Le bouge, de Stéphane Montavon

Publié le 24 mars 2020 par Francisrichard @francisrichard

Une révolution ne fermera pas les bouges.

La révolution dont il s'agit est celle de 2011 en Égypte, appelée un peu vite Printemps, et un peu tôt puisqu'elle a en fait commencé en février. Les pouvoirs changent, les bouges, qui sont peut-être les plus vieux lieux du monde, restent.

C'est rien de le dire que Stéphane Montavon cherche la difficulté. Celui qui veut le lire ne doit donc pas chercher la facilité. Pour ça, il y a d'autres auteurs, d'autres livres. Pour le lire, il doit faire quelques efforts avant de se voir récompensé.

La méthode est de le lire une fois, deux fois, voire plus même si nécessaire; de prendre son temps; de capter ce qui est possible, comme un bruit dans un brouhaha; d'entendre les sons avant d'en distinguer le sens, comme le fait le recordiste

Le mobile de Lang est l'éros écoutant: un libertinage aural [sic] assez mûri au demeurant, qui ne jouit que dans le noir ou l'discrépant. C'est ce qui les a fait venir au Caire en février 2007 lui et son coloc Dante, avec perches et bonnettes

Lang note ce qu'il recorde dans un cahier que lira son pote Lapeyre, rouquin bouclé à lunettes, malin singe de la classe, expérimentateur hyperactif, à la mémoire fabuleuse! de l'électronique amusante jusqu'aux herbiers de rhizomes...

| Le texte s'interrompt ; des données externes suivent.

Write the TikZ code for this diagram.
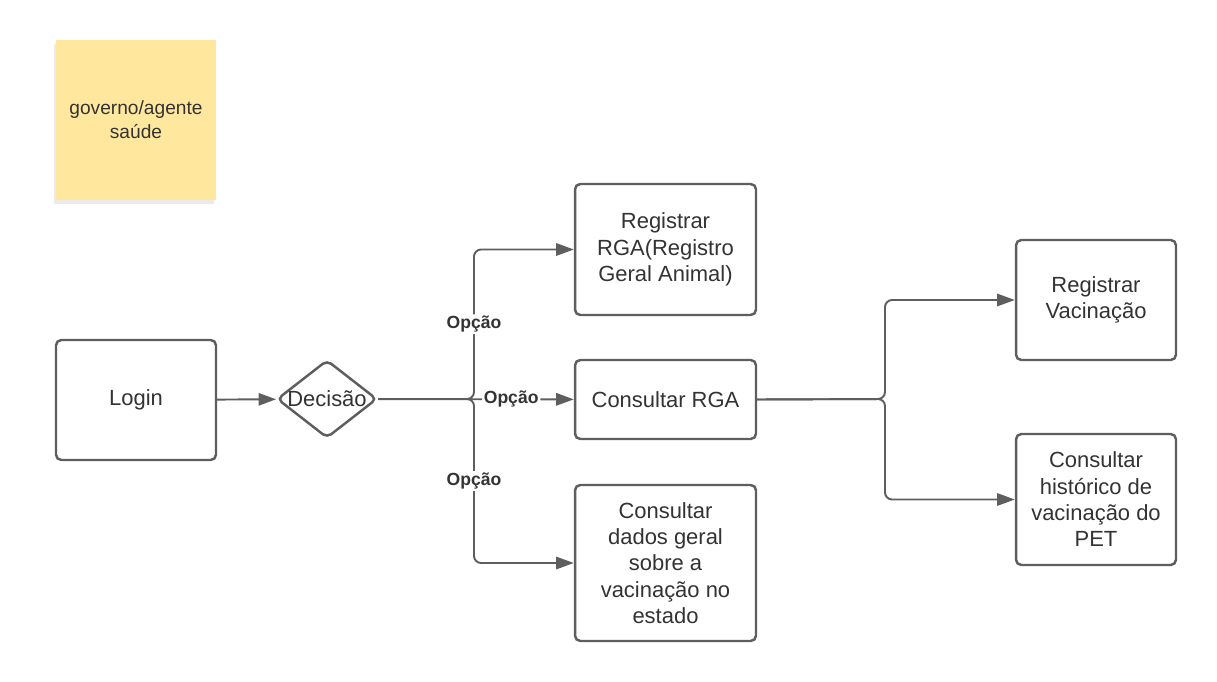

Lapeyre s'est rendu à Siwa, cette oasis qui borde la Libye et ouvre sur le Désert Blanc, ses sources chaudes, dépêché par l'uni de Fribourg pour une reconnaissance de terrain. Il ne s'en est pas contenté et a assez trifouillé la littérature autour...

Quand la révolution de 2011 tourne à la farce, Lang disparaît du Caire et met ses pas dans ceux de Lapeyre à Siwa, où il convainc de l'y rejoindre Hoda, célibataire trentenaire sans voile, d'une plastique synthétisant Assouan avec le Delta...

Là-bas il réalise une lubie avec d'autres tripeurs comme lui, celle du tournage audiovisuel de la huitième pièce de Sophocle, un drame satyrique, Les chiens renifleurs, qui s'avère aussi intemporel que les trifouillages littéraires de Lapeyre.  

Francis Richard

Le bouge, Stéphane Montavon, 216 pages, L'Âge d'Homme

Livre précédent aux éditions d'autre part:

Crevures (2016)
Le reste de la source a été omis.